Say whatever you want to in the comments to this post -- random, off topic thoughts, ideas, suggestions, questions, recommendations, criticisms (which can be anonymous), surveys, introductions if you have never commented before, personal news, self-promotion, requests to be added to the blog roll and so on. If I forget, remind me. Remember these comments can be directed at all the readers, not just me.

ALSO. You can use this space to re-ask me questions you asked me before that I failed to answer because I was too busy.

AND you can use this space to comment on posts that are old enough that no one is reading the comments threads anymore.

You do not have to have a blogger account or gmail account to post a comment -- you can write a comment, write your name at the bottom of your comment like an e mail, and then post using the "anonymous" option.

WRITING FOR THIS BLOG. If I see a big free form comment that deserves more attention, I will pull it and make it its own post, with a label on the post and on the sidebar that will always link to all the posts you write for this blog.
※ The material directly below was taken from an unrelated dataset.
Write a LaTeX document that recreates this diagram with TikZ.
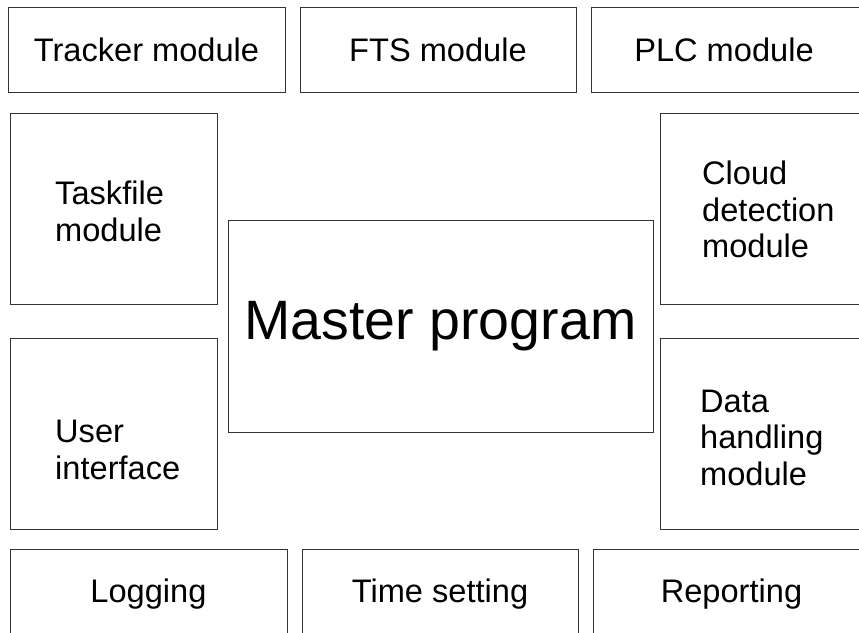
\documentclass[tikz,border=0pt]{standalone}
\usepackage{fontspec}
\setmainfont{Liberation Sans}
\begin{document}
\begin{tikzpicture}[x=1pt,y=-1pt,
  box/.style={draw=black!80,line width=1pt,inner sep=0,font=\fontsize{32.6}{37}\selectfont},
  ctr/.style={inner sep=0,font=\fontsize{32.6}{37}\selectfont},
  lbl/.style={inner sep=0,anchor=base west,font=\fontsize{32.6}{37}\selectfont}]
\useasboundingbox (0,0) rectangle (859,632);
\clip (0,0) rectangle (859,632);
\fill[white] (0,0) rectangle (859,632);
% top row
\node[box,minimum width=277pt,minimum height=85pt] (tracker) at (146.5,49.5) {Tracker module};
\node[box,minimum width=276pt,minimum height=85pt] (fts) at (438,49.5) {FTS module};
\node[box,minimum width=320pt,minimum height=85pt] (plc) at (751,49.5) {};
\node[ctr] (plct) at (724,49.5) {PLC module};
% left column
\node[box,minimum width=207pt,minimum height=191pt] (taskfile) at (113.5,208.5) {};
\node[lbl] (t1) at (55,204) {Taskfile};
\node[lbl] (t2) at (55,241) {module};
\node[box,minimum width=207pt,minimum height=191pt] (user) at (113.5,433.5) {};
\node[lbl] (u1) at (55,442) {User};
\node[lbl] (u2) at (55,479) {interface};
% right column
\node[box,minimum width=250pt,minimum height=191pt] (cloud) at (785,208.5) {};
\node[lbl] (c1) at (702,184) {Cloud};
\node[lbl] (c2) at (702,221) {detection};
\node[lbl] (c3) at (702,257) {module};
\node[box,minimum width=250pt,minimum height=191pt] (data) at (785,433.5) {};
\node[lbl] (d1) at (700,412) {Data};
\node[lbl] (d2) at (700,448) {handling};
\node[lbl] (d3) at (700,485) {module};
% centre
\node[box,minimum width=425pt,minimum height=212pt,font=\fontsize{55.5}{60}\selectfont] (master) at (440.5,326) {Master program};
% bottom row
\node[box,minimum width=277pt,minimum height=91pt] (logging) at (148.5,594.5) {Logging};
\node[box,minimum width=276pt,minimum height=91pt] (time) at (440,594.5) {Time setting};
\node[box,minimum width=320pt,minimum height=91pt] (report) at (753,594.5) {};
\node[ctr] (reportt) at (731.5,594.5) {Reporting};
\end{tikzpicture}
\end{document}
I am always looking for reviews of games, tv, movies, music, books and iPhone apps.

3 comments:

James said...

Trailer for Predators. Looks pretty great.

jsanchez said...

I’m an old fan of your book on superhero comics who chanced across this blog the other day. I’ve been finding myself thinking of the book's analysis of misprision a great deal recently—not just as applied to comics, but across all sorts of genre fiction—and I was wondering if perhaps you’d extended it in some subsequent work. It seems applicable to an incredible array of sprawling fictional universes that are, at this point the work of dozens or hundreds or thousands of individual authors across multiple generations: Star Trek/Wars/Etc, the Lovecraft mythos, Sherlock Holmes, James Bond, Warcraft and its multiplayer progeny, etc.

We’re also seemingly moving to a more dispersed, collaborative, and generally wikiesque model of cultural creation, within but also between and independently of those existing universes. There’s been plenty of smart stuff written about the formal features of commons-based peer-production models generally—Benkler and Lessig and whatnot—but not (as far as I know) so much on the internal dynamics of extended, massively multiplayer narrative production where the “commons” is a shared fictional universe. Misprision seems likely to play an even greater role in that emerging context, and it would be interesting to see it deployed there. Anything in the works?

Geoff Klock said...

I wish there was, but a lot of that material is out of my wheelhouse, and with a demanding full time job I can't see having the time to learn it. I had hoped that other people, inspired by my take on comics, would use the approach in their own works (crediting me for the inspiration of course!) but I didn't really happen -- my book does not even get quoted in books on comics, usually. I will make you a deal -- YOU write the book you want to see and I will totally endorse it with a back jacket blurb and everything!